- Given exercise -
Only the lines from the line containing "Give me the" through the line containing "import * as" should be reproduced, please, with no pictures.

- Exercise data -
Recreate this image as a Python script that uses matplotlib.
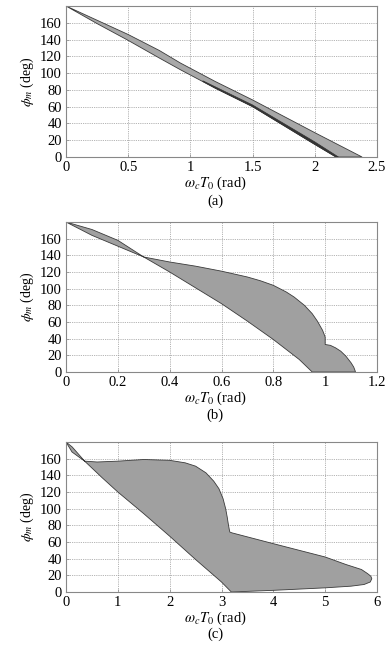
import matplotlib
matplotlib.use("Agg")
import matplotlib.pyplot as plt
import numpy as np

plt.rcParams['font.family'] = ['Liberation Serif', 'DejaVu Serif']
plt.rcParams['mathtext.fontset'] = 'stix'

# ---- data ----
# panel (a)
a_upper_x = [0, 0.25, 0.5, 0.75, 0.92, 1.2, 1.5, 2.0, 2.38]
a_upper_y = [180, 163, 146, 127, 112, 90, 68, 29, 0]
a_lower_x = [0, 0.25, 0.5, 0.75, 0.92, 1.2, 1.5, 2.0, 2.17]
a_lower_y = [180, 159, 139, 118, 104, 82, 60, 15, 0]
a_dark_upper_x = [1.1, 1.5, 2.0, 2.19]
a_dark_upper_y = [90.8, 62, 18, 0]
a_dark_lower_x = [1.1, 1.2, 1.5, 2.0, 2.17]
a_dark_lower_y = [90, 82, 60, 15, 0]

# panel (b)
b_curve1_x = [0, 0.1, 0.2, 0.3, 0.4, 0.5, 0.6, 0.7, 0.8, 0.9, 0.95]
b_curve1_y = [180, 171, 158, 138, 120, 101, 82, 61, 39, 15, 0]
b_curve2_x = [0, 0.1, 0.2, 0.3, 0.4, 0.5, 0.6, 0.7, 0.75, 0.8, 0.85, 0.88, 0.92, 0.95,
              0.97, 0.99, 1.0, 1.0, 1.02, 1.04, 1.06, 1.08, 1.1, 1.11, 1.115, 1.117]
b_curve2_y = [180, 164, 151, 138, 132, 127, 121, 114, 109.5, 104, 96, 90, 80, 70,
              61, 50, 42, 33, 32, 29, 25, 19, 11, 6, 2, 0]

# panel (c)
c_curve1_x = [0, 0.116, 0.36, 0.7, 1.0, 1.5, 2.0, 2.5, 3.0, 3.19]
c_curve1_y = [180, 168, 157, 137, 120, 94, 67, 39, 12, 0]
c_curve2_x = [0, 0.12, 0.36, 0.6, 1.0, 1.5, 2.0, 2.3, 2.5, 2.7, 2.85, 2.95, 3.03, 3.08,
              3.11, 3.13, 3.15, 3.16, 3.2, 4.0, 5.0, 5.4, 5.7, 5.82, 5.88, 5.9, 5.87,
              5.75, 5.5, 5.0, 4.0, 3.19]
c_curve2_y = [180, 174, 157, 156, 157, 159, 158, 155, 151, 143, 133, 124, 112, 100,
              90, 82, 75, 72, 71, 58, 42, 33, 27, 22, 19, 16, 12,
              9, 7, 5, 2, 0]

xlims = [(0, 2.5), (0, 1.2), (0, 6)]
xticks = [[0, 0.5, 1, 1.5, 2, 2.5], [0, 0.2, 0.4, 0.6, 0.8, 1, 1.2], [0, 1, 2, 3, 4, 5, 6]]
xticklabels = [['0', '0.5', '1', '1.5', '2', '2.5'],
               ['0', '0.2', '0.4', '0.6', '0.8', '1', '1.2'],
               ['0', '1', '2', '3', '4', '5', '6']]
yticks = [0, 20, 40, 60, 80, 100, 120, 140, 160]
captions = ['(a)', '(b)', '(c)']

W, H = 391, 652
fig = plt.figure(figsize=(W / 100, H / 100), dpi=100)

# axes boxes in pixels: (top, bottom)
boxes = [(6, 157), (222, 372), (442, 592)]
left_px, right_px = 66, 377
label_y = [183, 398, 618]
cap_y = [201, 415, 634]
text_cx = 215

fill_col = '#a0a0a0'
edge_col = '#3a3a3a'

axes = []
for i, (top, bot) in enumerate(boxes):
    ax = fig.add_axes([left_px / W, 1 - bot / H, (right_px - left_px) / W, (bot - top) / H])
    axes.append(ax)
    ax.set_xlim(*xlims[i])
    ax.set_ylim(0, 180)
    ax.set_xticks(xticks[i])
    ax.set_xticklabels(xticklabels[i])
    ax.set_yticks(yticks)
    ax.grid(True, linestyle=(0, (1, 1.2)), color='#9a9a9a', linewidth=0.6)
    ax.set_axisbelow(True)
    for s in ax.spines.values():
        s.set_color('#888888')
        s.set_linewidth(0.8)
    ax.tick_params(axis='both', direction='in', length=2, width=0.5, colors='#888888',
                   labelcolor='black', labelsize=10.5, pad=3)
    ax.set_ylabel(r'$\phi_m$ (deg)', fontsize=10, labelpad=3)
    fig.text(text_cx / W, 1 - label_y[i] / H, r'$\omega_c T_0$ (rad)',
             ha='center', va='center', fontsize=10.5)
    fig.text(text_cx / W, 1 - cap_y[i] / H, captions[i],
             ha='center', va='center', fontsize=10.5)

# panel (a)
ax = axes[0]
px = a_upper_x + a_lower_x[::-1]
py = a_upper_y + a_lower_y[::-1]
ax.fill(px, py, facecolor='#a8a8a8', edgecolor=edge_col, linewidth=0.6, zorder=2)
dx = a_dark_upper_x + a_dark_lower_x[::-1]
dy = a_dark_upper_y + a_dark_lower_y[::-1]
ax.fill(dx, dy, facecolor='#333333', edgecolor='#333333', linewidth=0.5, zorder=3)

# panel (b)
ax = axes[1]
px = b_curve1_x + b_curve2_x[::-1]
py = b_curve1_y + b_curve2_y[::-1]
ax.fill(px, py, facecolor=fill_col, edgecolor=edge_col, linewidth=0.6, zorder=2)

# panel (c)
ax = axes[2]
px = c_curve1_x + c_curve2_x[::-1]
py = c_curve1_y + c_curve2_y[::-1]
ax.fill(px, py, facecolor=fill_col, edgecolor=edge_col, linewidth=0.6, zorder=2)

fig.savefig('out.png', dpi=100)
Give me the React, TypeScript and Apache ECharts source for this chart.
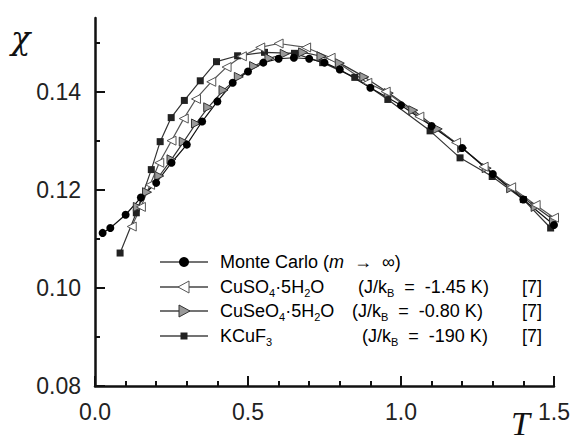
import React, { useEffect, useRef } from "react";
import * as echarts from "echarts";

const mcT = [0.025, 0.05, 0.1, 0.15, 0.2, 0.25, 0.3, 0.35, 0.4, 0.45, 0.5, 0.55, 0.6, 0.65, 0.7, 0.75, 0.8, 0.9, 1.0, 1.1, 1.2, 1.3, 1.4, 1.5];
const mcChi = [0.1112, 0.1122, 0.1149, 0.1184, 0.1214, 0.1255, 0.1292, 0.1339, 0.138, 0.1418, 0.1441, 0.1459, 0.1467, 0.1469, 0.1467, 0.1459, 0.1445, 0.1408, 0.1372, 0.133, 0.1285, 0.1232, 0.118, 0.1128];

const cuso4T = [0.12, 0.15, 0.18, 0.21, 0.25, 0.29, 0.33, 0.38, 0.43, 0.48, 0.54, 0.6, 0.69, 0.77, 0.89, 0.95, 1.06, 1.18, 1.27, 1.36, 1.44, 1.5];
const cuso4Chi = [0.1125, 0.1165, 0.121, 0.1255, 0.13, 0.1345, 0.1385, 0.142, 0.145, 0.1472, 0.149, 0.1498, 0.149, 0.1469, 0.1418, 0.14, 0.1349, 0.1296, 0.1247, 0.1205, 0.1169, 0.1143];

const cuseo4T = [0.14, 0.17, 0.21, 0.25, 0.29, 0.33, 0.37, 0.42, 0.47, 0.52, 0.57, 0.62, 0.68, 0.74, 0.8, 0.88, 0.96, 1.04, 1.12, 1.2, 1.28, 1.36, 1.44, 1.5];
const cuseo4Chi = [0.1165, 0.1195, 0.1228, 0.1262, 0.1298, 0.1335, 0.1368, 0.1403, 0.143, 0.1452, 0.1468, 0.1477, 0.148, 0.1472, 0.1458, 0.143, 0.1397, 0.1362, 0.1324, 0.1285, 0.1244, 0.1203, 0.1165, 0.1138];

const kcuf3T = [0.082, 0.135, 0.184, 0.213, 0.249, 0.292, 0.344, 0.397, 0.466, 0.554, 0.652, 0.744, 0.849, 0.957, 1.095, 1.193, 1.298, 1.4, 1.489];
const kcuf3Chi = [0.1071, 0.1153, 0.1241, 0.1298, 0.1347, 0.1382, 0.1422, 0.1461, 0.1473, 0.148, 0.1478, 0.1459, 0.1429, 0.1384, 0.132, 0.1265, 0.1227, 0.118, 0.1122];

const yMajorTicks = [0.08, 0.1, 0.12, 0.14];
const yMinorTicks = [0.09, 0.11, 0.13, 0.15];

const zip = (xs: number[], ys: number[]) => xs.map((x, i) => [x, ys[i]]);

const FONT = "Liberation Sans, Arial, sans-serif";

export default function App() {
  const ref = useRef<HTMLDivElement>(null);
  useEffect(() => {
    if (!ref.current) return;
    const chart = echarts.init(ref.current, null, { renderer: "svg" });
    const lineColor = "#333";
    const rich = {
      n: { fontSize: 18, fontFamily: FONT, color: "#222", lineHeight: 22 },
      i: { fontSize: 18, fontFamily: FONT, fontStyle: "italic", color: "#222", lineHeight: 22 },
      s: { fontSize: 11, fontFamily: FONT, color: "#222", lineHeight: 11, verticalAlign: "bottom" },
    };
    const legendRow = (y: number, marker: any, name: string, jx?: number, j?: string) => {
      const els: any[] = [
        { type: "line", shape: { x1: 160, y1: y, x2: 208, y2: y }, style: { stroke: "#444", lineWidth: 1.3 } },
        marker,
        { type: "text", x: 220, y: y, style: { text: name, rich, verticalAlign: "middle", align: "left" } },
      ];
      if (j && jx) {
        els.push({ type: "text", x: jx, y: y, style: { text: j, rich, verticalAlign: "middle", align: "left" } });
        els.push({ type: "text", x: 522, y: y, style: { text: "{n|[7]}", rich, verticalAlign: "middle", align: "left" } });
      }
      return els;
    };
    const graphics: any[] = [
      ...legendRow(262, { type: "circle", shape: { cx: 184, cy: 262, r: 5 }, style: { fill: "#000" } }, "{n|Monte Carlo (}{i|m}{n|  →  ∞)}"),
      ...legendRow(
        287,
        { type: "polygon", shape: { points: [[178, 287], [189, 281], [189, 293]] }, style: { fill: "#fff", stroke: "#555", lineWidth: 1 } },
        "{n|CuSO}{s|4}{n|·5H}{s|2}{n|O}",
        358,
        "{n|(J/k}{s|B}{n|  =  -1.45 K)}"
      ),
      ...legendRow(
        311,
        { type: "polygon", shape: { points: [[190, 311], [179, 305], [179, 317]] }, style: { fill: "#999", stroke: "#333", lineWidth: 1 } },
        "{n|CuSeO}{s|4}{n|·5H}{s|2}{n|O}",
        352,
        "{n|(J/k}{s|B}{n|  =  -0.80 K)}"
      ),
      ...legendRow(
        336,
        { type: "rect", shape: { x: 180.5, y: 332.5, width: 7, height: 7 }, style: { fill: "#222" } },
        "{n|KCuF}{s|3}",
        362,
        "{n|(J/k}{s|B}{n|  =  -190 K)}"
      ),
      { type: "text", x: 11, y: 22, style: { text: "χ", fontSize: 32, fontStyle: "italic", fontFamily: "DejaVu Serif, Liberation Serif, serif", fill: "#111" } },
      { type: "text", x: 511, y: 406, style: { text: "T", fontSize: 34, fontStyle: "italic", fontFamily: "Liberation Serif, serif", fill: "#111" } },
    ];
    chart.setOption({
      animation: false,
      backgroundColor: "#fff",
      grid: { left: 95, right: 22, top: 18, bottom: 53 },
      xAxis: {
        type: "value",
        min: 0,
        max: 1.5,
        interval: 0.5,
        axisLine: { show: true, lineStyle: { color: "#111", width: 2.5 } },
        axisTick: { show: true, inside: true, length: 10, lineStyle: { color: "#111", width: 2 } },
        minorTick: { show: true, splitNumber: 5, length: 5, lineStyle: { color: "#111", width: 2 } },
        splitLine: { show: false },
        minorSplitLine: { show: false },
        axisLabel: { fontSize: 23, fontFamily: FONT, color: "#222", margin: 14, formatter: (v: number) => v.toFixed(1) },
      },
      yAxis: [
        {
          type: "value",
          min: 0.08,
          max: 0.155,
          axisLine: { show: true, onZero: false, lineStyle: { color: "#111", width: 2.5 } },
          axisTick: { show: true, inside: true, length: 10, customValues: yMajorTicks, lineStyle: { color: "#111", width: 2 } },
          splitLine: { show: false },
          axisLabel: { fontSize: 23, fontFamily: FONT, color: "#222", margin: 14, customValues: yMajorTicks, formatter: (v: number) => v.toFixed(2) },
        },
        {
          type: "value",
          min: 0.08,
          max: 0.155,
          position: "left",
          axisLine: { show: false },
          axisTick: { show: true, inside: true, length: 5, customValues: yMinorTicks, lineStyle: { color: "#111", width: 2 } },
          splitLine: { show: false },
          axisLabel: { show: false },
        },
      ],
      series: [
        {
          type: "line",
          name: "KCuF3",
          data: zip(kcuf3T, kcuf3Chi),
          symbol: "rect",
          symbolSize: 7,
          lineStyle: { color: lineColor, width: 1.2 },
          itemStyle: { color: "#222" },
        },
        {
          type: "line",
          name: "CuSeO4",
          data: zip(cuseo4T, cuseo4Chi),
          symbol: "triangle",
          symbolRotate: -90,
          symbolSize: 9,
          lineStyle: { color: lineColor, width: 1.2 },
          itemStyle: { color: "#999", borderColor: "#333", borderWidth: 1 },
        },
        {
          type: "line",
          name: "CuSO4",
          data: zip(cuso4T, cuso4Chi),
          symbol: "triangle",
          symbolRotate: 90,
          symbolSize: 9,
          lineStyle: { color: "#555", width: 1.2 },
          itemStyle: { color: "#fff", borderColor: "#555", borderWidth: 1 },
        },
        {
          type: "line",
          name: "Monte Carlo",
          data: zip(mcT, mcChi),
          symbol: "circle",
          symbolSize: 8,
          lineStyle: { color: "#111", width: 1.2 },
          itemStyle: { color: "#000" },
        },
      ],
      graphic: graphics,
    });
    return () => chart.dispose();
  }, []);
  return <div ref={ref} style={{ position: "fixed", left: 0, top: 0, width: 576, height: 439 }} />;
}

- Worked answer -
Give me the React, TypeScript and Apache ECharts source for this chart.
import React, { useEffect, useRef } from "react";
import * as echarts from "echarts";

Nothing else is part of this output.